President Barack Obama’s second inauguration was an anticlimax — inevitably so after the lofty promises of change and transformation made from the U.S. Capitol steps four years ago.

Then, a happy, even joyous crowd approaching 2 million — the largest in Washington history — gathered to hear the inspirational new president with the funny name and the distinction of being America’s first black president.

On Monday, a cheerful but much smaller crowd — officials estimated attendance at around 500,000 to 700,000 — gathered on the Mall to witness a public swearing-in that was in itself an anticlimax. Because the constitutionally mandated swearing-in date of Jan. 20 fell on a Sunday, the oath was first administered at the White House with only Obama’s immediate family in attendance and Chief Justice John Roberts presiding.

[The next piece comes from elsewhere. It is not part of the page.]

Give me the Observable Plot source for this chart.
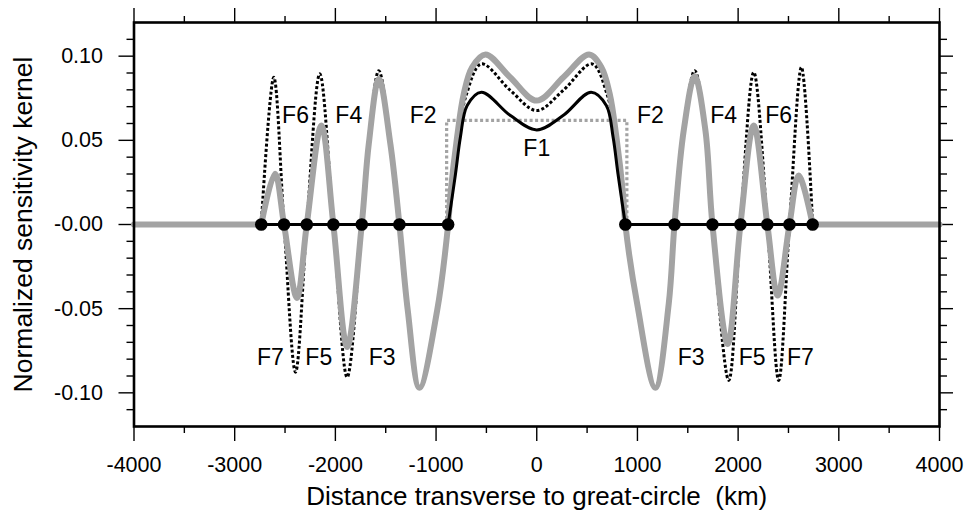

The 2013 Obama is now a battle-scarred chief executive, hardened by the political realities of governance that he was unable to change. If Obama believed then that the logic of his arguments, the depth of his conviction and fervor of his supporters would carry the day, he was quickly and brutally disabused of that notion when congressional Republicans announced that their No. 1 goal was to see that he would not survive politically to see his second inauguration.

Perhaps their impossibly high expectations and his detached manner kept Obama from getting his due, even from his supporters. As the smoke of political battle clears, his first term emerges as one of significant accomplishment, including: universal health care; a bailout plan that, however imperfect, saved the U.S. auto industry and managed a recession; an overhaul of financial regulation; extracting us from one war and beginning to extract us from another.

Perhaps the most glaring bit of unfinished business is that of balancing America’s books, reconciling generous social promises — such as care of the sick and aged, and the education of our young — with our ability to pay for them. The problem is not insoluble, but it will require a generation of political heroes that has yet to emerge.